Solution #2 of @Ben's answer is not reproducible in other more generic examples. It happens to give the correct lookup in the example because the unique HouseType
in houses
appear in increasing order. Try this:
hous <- read.table(header = TRUE, stringsAsFactors = FALSE, text="HouseType HouseTypeNo
Semi 1
ECIIsHome 17
Single 2
Row 3
Single 2
Apartment 4
Apartment 4
Row 3")
largetable <- data.frame(HouseType = as.character(sample(unique(hous$HouseType), 1000, replace = TRUE)), stringsAsFactors = FALSE)
lookup <- unique(hous)
Bens solution#2 gives
housenames <- as.numeric(1:length(unique(hous$HouseType)))
names(housenames) <- unique(hous$HouseType)
base2 <- data.frame(HouseType = largetable$HouseType,
HouseTypeNo = (housenames[largetable$HouseType]))
which when
unique(base2$HouseTypeNo[ base2$HouseType=="ECIIsHome" ])
[1] 2
when the correct answer is 17 from the lookup table
The correct way to do it is
hous <- read.table(header = TRUE, stringsAsFactors = FALSE, text="HouseType HouseTypeNo
Semi 1
ECIIsHome 17
Single 2
Row 3
Single 2
Apartment 4
Apartment 4
Row 3")
largetable <- data.frame(HouseType = as.character(sample(unique(hous$HouseType), 1000, replace = TRUE)), stringsAsFactors = FALSE)
housenames <- tapply(hous$HouseTypeNo, hous$HouseType, unique)

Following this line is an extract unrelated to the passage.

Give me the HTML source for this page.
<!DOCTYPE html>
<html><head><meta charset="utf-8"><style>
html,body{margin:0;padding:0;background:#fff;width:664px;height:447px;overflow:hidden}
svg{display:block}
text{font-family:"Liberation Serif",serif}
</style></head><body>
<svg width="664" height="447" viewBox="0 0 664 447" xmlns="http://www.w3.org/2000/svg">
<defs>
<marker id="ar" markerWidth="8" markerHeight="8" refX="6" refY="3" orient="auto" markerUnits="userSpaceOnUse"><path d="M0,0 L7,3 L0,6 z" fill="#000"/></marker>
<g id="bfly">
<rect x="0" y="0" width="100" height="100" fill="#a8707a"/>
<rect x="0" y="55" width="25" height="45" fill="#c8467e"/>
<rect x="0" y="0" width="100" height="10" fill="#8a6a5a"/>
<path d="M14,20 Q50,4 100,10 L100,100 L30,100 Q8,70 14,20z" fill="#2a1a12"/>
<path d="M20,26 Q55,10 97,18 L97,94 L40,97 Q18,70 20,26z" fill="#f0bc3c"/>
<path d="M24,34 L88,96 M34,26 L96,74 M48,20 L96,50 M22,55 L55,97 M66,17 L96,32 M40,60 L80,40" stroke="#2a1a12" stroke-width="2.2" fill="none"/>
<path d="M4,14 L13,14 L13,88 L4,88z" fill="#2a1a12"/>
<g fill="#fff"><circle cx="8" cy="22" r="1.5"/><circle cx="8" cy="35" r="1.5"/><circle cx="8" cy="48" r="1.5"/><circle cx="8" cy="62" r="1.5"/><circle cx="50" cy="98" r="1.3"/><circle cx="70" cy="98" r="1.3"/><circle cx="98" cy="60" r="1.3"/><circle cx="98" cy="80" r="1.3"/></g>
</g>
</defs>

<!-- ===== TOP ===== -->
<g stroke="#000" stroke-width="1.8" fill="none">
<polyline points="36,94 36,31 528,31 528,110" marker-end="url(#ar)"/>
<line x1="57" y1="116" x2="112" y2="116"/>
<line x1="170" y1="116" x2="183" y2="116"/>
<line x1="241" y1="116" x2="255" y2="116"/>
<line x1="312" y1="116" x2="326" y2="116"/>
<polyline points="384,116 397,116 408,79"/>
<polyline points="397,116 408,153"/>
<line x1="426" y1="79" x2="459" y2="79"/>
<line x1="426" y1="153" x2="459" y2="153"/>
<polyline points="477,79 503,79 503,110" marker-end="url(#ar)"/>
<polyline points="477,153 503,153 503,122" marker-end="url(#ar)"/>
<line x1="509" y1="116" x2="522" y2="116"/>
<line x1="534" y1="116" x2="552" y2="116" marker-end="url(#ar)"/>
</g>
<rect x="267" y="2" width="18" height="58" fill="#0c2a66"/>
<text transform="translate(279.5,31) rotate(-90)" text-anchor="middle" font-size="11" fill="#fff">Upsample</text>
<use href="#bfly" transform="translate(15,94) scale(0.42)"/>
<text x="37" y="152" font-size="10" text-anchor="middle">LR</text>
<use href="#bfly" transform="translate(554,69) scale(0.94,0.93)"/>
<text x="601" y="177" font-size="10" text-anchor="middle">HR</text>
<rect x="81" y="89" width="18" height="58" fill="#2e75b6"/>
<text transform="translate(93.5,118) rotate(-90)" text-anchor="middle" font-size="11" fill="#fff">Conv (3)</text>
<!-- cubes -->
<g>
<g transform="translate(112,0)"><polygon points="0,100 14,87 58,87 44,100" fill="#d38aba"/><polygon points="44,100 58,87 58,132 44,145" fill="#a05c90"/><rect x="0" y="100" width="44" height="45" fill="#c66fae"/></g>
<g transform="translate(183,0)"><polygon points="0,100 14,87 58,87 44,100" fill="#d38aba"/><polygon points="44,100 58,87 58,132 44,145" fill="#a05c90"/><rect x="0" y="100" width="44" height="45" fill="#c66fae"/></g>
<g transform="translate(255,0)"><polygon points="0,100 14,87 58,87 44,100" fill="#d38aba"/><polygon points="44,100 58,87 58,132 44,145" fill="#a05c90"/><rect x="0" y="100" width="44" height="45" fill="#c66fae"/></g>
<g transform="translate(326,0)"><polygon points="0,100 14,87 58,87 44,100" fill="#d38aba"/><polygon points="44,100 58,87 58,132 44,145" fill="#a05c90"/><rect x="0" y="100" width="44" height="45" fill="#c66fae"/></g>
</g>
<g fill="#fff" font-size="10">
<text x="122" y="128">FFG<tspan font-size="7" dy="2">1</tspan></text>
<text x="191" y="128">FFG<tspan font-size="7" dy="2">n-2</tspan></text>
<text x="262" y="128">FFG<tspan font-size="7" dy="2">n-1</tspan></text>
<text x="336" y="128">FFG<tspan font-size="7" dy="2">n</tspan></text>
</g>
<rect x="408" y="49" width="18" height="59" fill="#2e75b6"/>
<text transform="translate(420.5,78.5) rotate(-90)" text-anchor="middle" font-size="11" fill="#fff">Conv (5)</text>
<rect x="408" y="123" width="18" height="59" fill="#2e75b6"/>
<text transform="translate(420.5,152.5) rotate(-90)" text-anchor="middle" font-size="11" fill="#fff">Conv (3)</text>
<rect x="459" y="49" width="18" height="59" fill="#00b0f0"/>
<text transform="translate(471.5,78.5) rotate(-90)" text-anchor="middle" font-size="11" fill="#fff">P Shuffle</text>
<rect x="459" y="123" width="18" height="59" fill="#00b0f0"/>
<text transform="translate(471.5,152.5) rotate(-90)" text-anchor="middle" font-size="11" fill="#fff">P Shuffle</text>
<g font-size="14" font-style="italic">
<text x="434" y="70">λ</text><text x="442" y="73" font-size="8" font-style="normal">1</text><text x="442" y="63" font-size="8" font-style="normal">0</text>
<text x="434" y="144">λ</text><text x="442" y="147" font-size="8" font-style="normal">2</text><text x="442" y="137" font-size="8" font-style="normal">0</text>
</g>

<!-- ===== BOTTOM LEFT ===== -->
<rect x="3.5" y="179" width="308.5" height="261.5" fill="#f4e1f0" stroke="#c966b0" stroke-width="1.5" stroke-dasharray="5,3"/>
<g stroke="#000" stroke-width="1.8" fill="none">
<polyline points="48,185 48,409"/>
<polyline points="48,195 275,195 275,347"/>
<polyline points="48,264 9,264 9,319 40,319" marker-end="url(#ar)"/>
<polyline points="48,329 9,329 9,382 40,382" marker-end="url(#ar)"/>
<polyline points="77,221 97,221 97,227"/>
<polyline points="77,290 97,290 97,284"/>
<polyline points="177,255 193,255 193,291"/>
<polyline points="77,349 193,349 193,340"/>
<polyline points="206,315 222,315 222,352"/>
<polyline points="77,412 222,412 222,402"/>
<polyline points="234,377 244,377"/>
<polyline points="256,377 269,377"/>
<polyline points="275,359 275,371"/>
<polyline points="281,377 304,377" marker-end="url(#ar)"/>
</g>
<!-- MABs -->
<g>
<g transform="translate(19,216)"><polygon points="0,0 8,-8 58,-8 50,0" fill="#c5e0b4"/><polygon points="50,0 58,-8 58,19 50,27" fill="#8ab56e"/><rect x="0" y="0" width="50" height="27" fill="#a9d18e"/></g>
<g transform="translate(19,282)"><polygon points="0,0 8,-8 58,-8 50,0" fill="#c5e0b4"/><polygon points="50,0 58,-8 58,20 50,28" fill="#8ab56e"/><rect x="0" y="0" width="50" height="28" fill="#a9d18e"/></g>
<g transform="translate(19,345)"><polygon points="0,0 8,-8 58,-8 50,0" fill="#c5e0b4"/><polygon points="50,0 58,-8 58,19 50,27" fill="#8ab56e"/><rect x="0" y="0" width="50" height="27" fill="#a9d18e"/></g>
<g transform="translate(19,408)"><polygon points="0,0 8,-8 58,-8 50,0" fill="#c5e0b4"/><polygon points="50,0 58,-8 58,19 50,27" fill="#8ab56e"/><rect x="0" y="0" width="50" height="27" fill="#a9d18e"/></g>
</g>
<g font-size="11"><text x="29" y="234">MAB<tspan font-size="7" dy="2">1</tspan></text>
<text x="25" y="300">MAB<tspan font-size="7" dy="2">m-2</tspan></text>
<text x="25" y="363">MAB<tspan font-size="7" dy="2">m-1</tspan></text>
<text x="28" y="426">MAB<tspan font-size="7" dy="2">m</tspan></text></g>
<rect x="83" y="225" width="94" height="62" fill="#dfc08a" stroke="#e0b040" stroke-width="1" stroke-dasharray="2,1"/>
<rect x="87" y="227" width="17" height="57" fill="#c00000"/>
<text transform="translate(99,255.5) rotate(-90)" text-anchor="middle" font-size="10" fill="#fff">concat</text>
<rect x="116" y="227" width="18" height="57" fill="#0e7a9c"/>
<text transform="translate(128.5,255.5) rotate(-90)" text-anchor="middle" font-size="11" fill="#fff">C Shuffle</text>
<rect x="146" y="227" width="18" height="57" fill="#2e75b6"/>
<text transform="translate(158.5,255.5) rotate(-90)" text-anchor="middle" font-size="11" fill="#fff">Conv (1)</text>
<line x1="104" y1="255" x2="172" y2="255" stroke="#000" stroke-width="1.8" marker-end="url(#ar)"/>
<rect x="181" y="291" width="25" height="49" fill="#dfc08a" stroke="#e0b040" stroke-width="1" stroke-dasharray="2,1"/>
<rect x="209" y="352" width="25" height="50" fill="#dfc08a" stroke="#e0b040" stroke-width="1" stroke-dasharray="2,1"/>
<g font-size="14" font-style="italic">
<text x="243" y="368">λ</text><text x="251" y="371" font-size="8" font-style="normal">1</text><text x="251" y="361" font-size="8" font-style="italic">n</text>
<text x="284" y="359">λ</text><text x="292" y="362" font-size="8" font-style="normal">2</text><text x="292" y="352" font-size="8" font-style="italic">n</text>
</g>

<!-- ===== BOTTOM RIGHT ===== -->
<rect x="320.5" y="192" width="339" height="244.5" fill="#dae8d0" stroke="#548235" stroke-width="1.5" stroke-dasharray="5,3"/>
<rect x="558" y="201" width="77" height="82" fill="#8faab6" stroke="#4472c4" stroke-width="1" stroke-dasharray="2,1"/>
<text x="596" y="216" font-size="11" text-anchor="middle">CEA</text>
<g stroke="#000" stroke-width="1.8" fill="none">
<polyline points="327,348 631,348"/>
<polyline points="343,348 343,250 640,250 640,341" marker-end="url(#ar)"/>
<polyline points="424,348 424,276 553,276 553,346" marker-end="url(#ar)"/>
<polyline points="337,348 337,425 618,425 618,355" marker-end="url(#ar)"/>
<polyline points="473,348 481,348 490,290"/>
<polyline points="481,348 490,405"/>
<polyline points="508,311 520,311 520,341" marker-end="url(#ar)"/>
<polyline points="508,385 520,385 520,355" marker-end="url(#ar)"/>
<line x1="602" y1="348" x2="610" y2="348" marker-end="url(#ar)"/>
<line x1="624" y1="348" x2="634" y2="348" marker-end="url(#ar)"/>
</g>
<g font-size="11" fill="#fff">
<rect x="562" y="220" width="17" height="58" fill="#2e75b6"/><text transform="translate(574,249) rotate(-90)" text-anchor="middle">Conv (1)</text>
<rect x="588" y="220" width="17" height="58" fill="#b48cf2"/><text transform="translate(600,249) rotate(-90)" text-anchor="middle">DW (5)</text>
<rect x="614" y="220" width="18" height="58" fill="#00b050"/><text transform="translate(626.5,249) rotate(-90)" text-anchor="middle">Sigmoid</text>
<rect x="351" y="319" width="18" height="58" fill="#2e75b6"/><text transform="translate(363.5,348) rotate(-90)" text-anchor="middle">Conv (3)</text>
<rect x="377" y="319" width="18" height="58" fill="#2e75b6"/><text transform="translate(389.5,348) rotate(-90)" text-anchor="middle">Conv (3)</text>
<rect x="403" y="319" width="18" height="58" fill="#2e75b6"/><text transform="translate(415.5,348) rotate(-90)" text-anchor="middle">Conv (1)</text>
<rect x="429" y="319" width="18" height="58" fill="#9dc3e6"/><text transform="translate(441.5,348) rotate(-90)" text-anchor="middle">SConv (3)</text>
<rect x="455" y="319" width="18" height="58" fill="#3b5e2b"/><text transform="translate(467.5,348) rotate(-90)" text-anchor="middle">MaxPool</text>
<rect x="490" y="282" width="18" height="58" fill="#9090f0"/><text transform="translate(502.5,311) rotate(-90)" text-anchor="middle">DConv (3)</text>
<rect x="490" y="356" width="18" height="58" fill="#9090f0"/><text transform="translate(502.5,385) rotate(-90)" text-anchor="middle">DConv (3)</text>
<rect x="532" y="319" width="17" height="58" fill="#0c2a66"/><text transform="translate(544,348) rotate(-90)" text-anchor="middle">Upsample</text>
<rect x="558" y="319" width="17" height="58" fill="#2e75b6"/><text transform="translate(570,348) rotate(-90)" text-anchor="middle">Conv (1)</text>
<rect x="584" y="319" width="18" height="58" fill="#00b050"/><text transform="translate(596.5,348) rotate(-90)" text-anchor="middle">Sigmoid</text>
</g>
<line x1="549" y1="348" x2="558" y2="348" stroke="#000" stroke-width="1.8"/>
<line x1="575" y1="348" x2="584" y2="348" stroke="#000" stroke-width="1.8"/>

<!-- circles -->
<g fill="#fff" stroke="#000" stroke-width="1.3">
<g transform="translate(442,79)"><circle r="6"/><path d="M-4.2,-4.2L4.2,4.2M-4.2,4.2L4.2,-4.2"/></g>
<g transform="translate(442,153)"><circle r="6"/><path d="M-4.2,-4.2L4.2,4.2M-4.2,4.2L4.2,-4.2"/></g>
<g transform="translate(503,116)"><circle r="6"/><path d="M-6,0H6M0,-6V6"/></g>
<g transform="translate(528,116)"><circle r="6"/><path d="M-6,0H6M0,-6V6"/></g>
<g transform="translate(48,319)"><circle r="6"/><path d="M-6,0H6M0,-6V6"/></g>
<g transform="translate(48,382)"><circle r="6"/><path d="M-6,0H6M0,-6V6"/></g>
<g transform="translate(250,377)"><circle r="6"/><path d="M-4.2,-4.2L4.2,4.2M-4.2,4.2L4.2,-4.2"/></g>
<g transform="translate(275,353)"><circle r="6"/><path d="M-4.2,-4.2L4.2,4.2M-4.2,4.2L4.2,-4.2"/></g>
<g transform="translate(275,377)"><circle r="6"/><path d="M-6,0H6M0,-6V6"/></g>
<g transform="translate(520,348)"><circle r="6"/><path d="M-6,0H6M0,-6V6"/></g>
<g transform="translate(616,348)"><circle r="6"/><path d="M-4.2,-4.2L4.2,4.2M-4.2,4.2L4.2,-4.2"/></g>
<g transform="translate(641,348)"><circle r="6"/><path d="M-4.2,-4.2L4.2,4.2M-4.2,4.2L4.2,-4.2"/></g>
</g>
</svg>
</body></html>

base2 <- data.frame(HouseType = largetable$HouseType,
HouseTypeNo = (housenames[largetable$HouseType]))
Now the lookups are performed correctly
unique(base2$HouseTypeNo[ base2$HouseType=="ECIIsHome" ])
ECIIsHome
17
I tried to edit Bens answer but it gets rejected for reasons I cannot understand.